Weitere Impairments (Wertberichtigungen) sieht Kollmann aktuell nicht. Im Geschäftsbericht 2014 heißt es zu den Effekten aus Werthaltigkeitsprüfungen, dass veränderte wirtschaftlichen Parameter sowie Anpassungen an das gesunkene Zinsniveau zu Wertminderungen von 181,1 Millionen Euro geführt hätten, denen Wertaufholungen von 142 Millionen Euro gegenüberstanden. Dies habe v.a. aus der Wertminderung der Windparks in Rumänien (minus 155,7 Millionen Euro) und Bulgarien (minus 7,1 Millionen Euro) und des Steinkohlekraftwerks Dürnrohr (minus 8,9 Millionen Euro) resultiert. Bei den Wertaufholungen werden einzelne Laufwasserkraftwerke (plus 113,4 Millionen Euro) sowie das Gaskraftwerk Mellach (plus 11,7 Millionen Euro) und die französischen Gaskraftwerke genannt.

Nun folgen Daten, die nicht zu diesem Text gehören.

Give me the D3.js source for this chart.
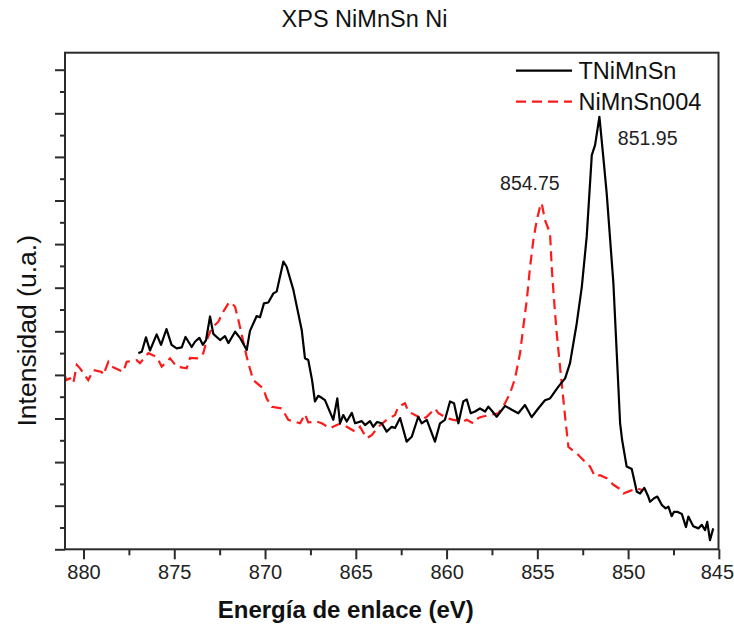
<!DOCTYPE html>
<html>
<head>
<meta charset="utf-8">
<script src="https://cdn.jsdelivr.net/npm/d3@7"></script>
<style>
  html, body { margin: 0; padding: 0; background: #fff; }
  svg { display: block; font-family: "Liberation Sans", Arial, sans-serif; }
</style>
</head>
<body>
<svg id="chart" width="734" height="625"></svg>
<script>
// ---- Data (binding energy in eV, intensity in arbitrary units) ----
const seriesNames = ["TNiMnSn", "NiMnSn004"];

const energyT = [876.98,876.79,876.56,876.34,875.97,875.73,875.43,875.15,874.87,874.59,874.38,874.04,873.86,873.62,873.43,873.25,873.03,872.85,872.48,872.21,872.02,871.65,871.38,871.01,870.83,870.46,870.28,870.06,869.82,869.54,869.36,868.99,868.81,868.44,867.98,867.80,867.62,867.41,867.25,867.07,866.86,866.70,866.24,866.02,865.87,865.69,865.50,865.22,865.04,864.67,864.49,864.22,864.04,863.83,863.57,863.30,863.02,862.84,862.56,862.20,861.92,861.56,861.37,861.09,860.64,860.36,860.09,859.81,859.59,859.35,859.08,858.89,858.67,858.43,858.16,857.88,857.70,857.55,857.24,856.78,856.41,856.05,855.68,855.31,854.95,854.58,854.30,853.84,853.47,853.20,852.83,852.55,852.28,852.00,851.82,851.58,851.36,851.18,850.81,850.44,850.33,850.08,849.80,849.52,849.34,849.11,848.89,848.79,848.57,848.39,848.15,847.93,847.78,847.60,847.47,847.29,847.04,846.81,846.68,846.41,846.13,845.94,845.76,845.64,845.49,845.31];
const intensityT = [4.50,4.53,4.86,4.56,4.93,4.69,5.05,4.69,4.61,4.63,4.87,4.64,4.76,4.85,4.69,4.80,5.34,4.94,4.80,4.89,4.73,4.99,4.85,4.57,5.01,5.35,5.32,5.64,5.66,5.87,5.91,6.60,6.48,5.95,5.03,4.38,4.34,3.88,3.39,3.52,3.47,3.42,2.97,3.46,2.89,3.08,2.93,3.13,2.89,2.94,2.85,2.94,2.81,2.92,2.89,2.70,2.81,2.78,3.01,2.47,2.58,3.04,2.89,2.97,2.47,2.89,2.97,3.39,3.35,2.89,3.39,3.44,3.12,3.16,3.23,3.16,3.27,3.20,3.04,3.29,3.20,3.12,3.31,3.03,3.23,3.42,3.46,3.73,3.92,4.27,5.18,6.02,7.17,9.04,9.27,9.92,8.97,8.17,6.10,2.89,2.51,1.90,1.84,1.32,1.28,1.41,1.21,1.09,1.17,1.21,1.02,0.94,0.98,0.76,0.86,0.86,0.81,0.51,0.75,0.53,0.48,0.56,0.44,0.63,0.21,0.48];

const energyN = [881.02,880.96,880.74,880.56,880.37,880.19,879.74,879.46,879.00,878.91,878.63,878.45,877.81,877.62,877.07,876.89,876.43,876.24,875.97,875.69,875.23,874.87,874.32,874.13,873.68,873.40,873.21,872.94,872.57,872.30,872.02,871.87,871.65,871.47,871.28,871.10,870.92,870.65,870.10,869.91,869.63,869.08,868.72,868.07,867.80,867.62,867.15,866.88,866.42,866.05,865.78,865.50,865.04,864.77,864.40,864.12,863.76,863.30,862.84,862.66,862.29,862.11,861.56,861.37,861.09,860.64,860.45,859.99,859.63,859.08,858.89,858.53,858.25,858.06,857.61,857.15,856.78,856.50,856.23,855.95,855.77,855.58,855.40,855.22,855.03,854.85,854.76,854.58,854.30,854.21,854.08,853.93,853.75,853.47,853.29,852.83,852.47,852.10,851.82,851.55,851.18,850.81,850.44,850.26,849.89,849.52,849.23];
const intensityN = [3.98,3.88,3.92,3.81,4.23,4.15,3.88,4.11,4.07,4.00,4.30,4.19,4.07,4.30,4.34,4.27,4.50,4.46,4.41,4.19,4.38,4.19,4.15,4.39,4.38,4.50,4.80,5.07,5.22,5.45,5.64,5.67,5.56,5.26,4.92,4.57,4.27,3.88,3.69,3.46,3.27,3.23,2.97,2.89,3.10,2.91,2.93,2.89,2.78,2.85,2.89,2.81,2.70,2.81,2.55,2.62,2.81,2.97,3.08,3.27,3.35,3.16,3.04,2.97,3.04,3.23,3.12,3.01,2.97,2.93,2.97,2.89,3.01,3.04,3.08,3.12,3.35,3.58,3.92,4.50,5.11,5.72,6.48,7.09,7.55,7.86,7.94,7.55,7.25,6.48,5.72,4.95,4.19,3.04,2.35,2.20,2.05,1.90,1.67,1.70,1.63,1.48,1.38,1.28,1.34,1.40,1.36];

const xMajorTicks = [880, 875, 870, 865, 860, 855, 850, 845];
const xMinorTicks = [877.5, 872.5, 867.5, 862.5, 857.5, 852.5, 847.5];
const yMajorTicks = [0,1,2,3,4,5,6,7,8,9,10,11];
const yMinorTicks = [0.5,1.5,2.5,3.5,4.5,5.5,6.5,7.5,8.5,9.5,10.5];

const peakLabels = [
  { energy: 854.75, intensity: 7.94, text: "854.75", dx: -12, dy: -13 },
  { energy: 851.95, intensity: 9.92, text: "851.95", dx: 55, dy: 28.3 }
];

// ---- Layout ----
const W = 734, H = 625;
const margin = { top: 52.7, right: 15.5, bottom: 75.7, left: 65 };
const iw = W - margin.left - margin.right;
const ih = H - margin.top - margin.bottom;

const svg = d3.select("#chart");
const g = svg.append("g").attr("transform", `translate(${margin.left},${margin.top})`);

const x = d3.scaleLinear().domain([881.02, 845.02]).range([0, iw]);
const y = d3.scaleLinear().domain([0, 11.39]).range([ih, 0]);

const axisColor = "#2b2b2b";

// Clip
svg.append("defs").append("clipPath").attr("id", "clip")
  .append("rect").attr("width", iw).attr("height", ih);

// Title
svg.append("text")
  .attr("x", 364.5).attr("y", 26.5)
  .attr("text-anchor", "middle")
  .attr("font-size", 23.5)
  .attr("fill", "#111")
  .text("XPS NiMnSn Ni");

// Lines
const lineT = d3.line().x((d, i) => x(energyT[i])).y((d, i) => y(intensityT[i]));
const lineN = d3.line().x((d, i) => x(energyN[i])).y((d, i) => y(intensityN[i]));

const plot = g.append("g").attr("clip-path", "url(#clip)");
plot.append("path")
  .attr("d", lineN(energyN))
  .attr("fill", "none")
  .attr("stroke", "#ff1a1a")
  .attr("stroke-width", 2.2)
  .attr("stroke-dasharray", "10,6");
plot.append("path")
  .attr("d", lineT(energyT))
  .attr("fill", "none")
  .attr("stroke", "#000")
  .attr("stroke-width", 2.2)
  .attr("stroke-linejoin", "round");

// Frame
g.append("rect")
  .attr("width", iw).attr("height", ih)
  .attr("fill", "none")
  .attr("stroke", axisColor)
  .attr("stroke-width", 2);

// X axis
const xAxis = d3.axisBottom(x).tickValues(xMajorTicks).tickSize(10).tickPadding(6).tickFormat(d3.format("d"));
const xa = g.append("g").attr("transform", `translate(0,${ih})`).call(xAxis);
xa.select(".domain").remove();
xa.selectAll(".tick line").attr("stroke", axisColor).attr("stroke-width", 2);
xa.selectAll(".tick text").attr("font-size", 20).attr("fill", "#222")
  .attr("font-family", "'Liberation Sans', Arial, sans-serif")
  .attr("dx", d => d === 845 ? -2 : 0);

const xMinor = d3.axisBottom(x).tickValues(xMinorTicks).tickSize(6).tickFormat("");
const xm = g.append("g").attr("transform", `translate(0,${ih})`).call(xMinor);
xm.select(".domain").remove();
xm.selectAll(".tick line").attr("stroke", axisColor).attr("stroke-width", 2);

// Y axis (ticks only, no labels)
const yAxis = d3.axisLeft(y).tickValues(yMajorTicks).tickSize(10).tickFormat("");
const ya = g.append("g").call(yAxis);
ya.select(".domain").remove();
ya.selectAll(".tick line").attr("stroke", axisColor).attr("stroke-width", 2);

const yMinor = d3.axisLeft(y).tickValues(yMinorTicks).tickSize(5).tickFormat("");
const ym = g.append("g").call(yMinor);
ym.select(".domain").remove();
ym.selectAll(".tick line").attr("stroke", axisColor).attr("stroke-width", 2);

// Axis titles
svg.append("text")
  .attr("x", 345.8).attr("y", 618)
  .attr("text-anchor", "middle")
  .attr("font-size", 24)
  .attr("font-weight", "bold")
  .attr("fill", "#111")
  .text("Energía de enlace (eV)");

svg.append("text")
  .attr("transform", "translate(36,330.8) rotate(-90)")
  .attr("text-anchor", "middle")
  .attr("font-size", 26.5)
  .attr("fill", "#111")
  .text("Intensidad (u.a.)");

// Peak annotations
g.selectAll(".peak").data(peakLabels).enter().append("text")
  .attr("class", "peak")
  .attr("x", d => x(d.energy) + d.dx)
  .attr("y", d => y(d.intensity) + d.dy)
  .attr("text-anchor", "middle")
  .attr("font-size", 19.5)
  .attr("fill", "#222")
  .text(d => d.text);

// Legend
const legend = svg.append("g");
const legendItems = [
  { name: seriesNames[0], color: "#000", dash: null, y: 70.7 },
  { name: seriesNames[1], color: "#ff1a1a", dash: "10,6", y: 101.7 }
];
legendItems.forEach(it => {
  legend.append("line")
    .attr("x1", 516).attr("x2", 572)
    .attr("y1", it.y).attr("y2", it.y)
    .attr("stroke", it.color)
    .attr("stroke-width", 2.2)
    .attr("stroke-dasharray", it.dash);
  legend.append("text")
    .attr("x", 578.5).attr("y", it.y + 8.6)
    .attr("font-size", 23.5)
    .attr("fill", "#111")
    .text(it.name);
});
</script>
</body>
</html>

Zugunsten der E-Mobilität wünscht sich der Verbund-Chef Anreize wie sie etwa Norwegen oder Berlin setze. Auch könnte man die "Dienstwagen-Steuer" streichen, sofern Fahrzeuge mit Strom betrieben, meinte Anzengruber.
Mit dem Energieeffizienzgesetz, das seit Anfang 2015 gilt, sei man von Anfang an "nicht glücklich" gewesen, nun wisse man aber noch immer nicht, was man als Verbund an Maßnahmen anerkannt bekomme. Dafür wäre es aber Zeit, gab Anzengruber zu verstehen, denn wenn man als Produzent zu wenig eingespart habe (die Hälfte muss von diesen geleistet werden), dann drohe eine Strafzahlung von 200 Euro pro Megawattstunde (MWh), das sei "das Sechsfache des Marktpreises" für Strom.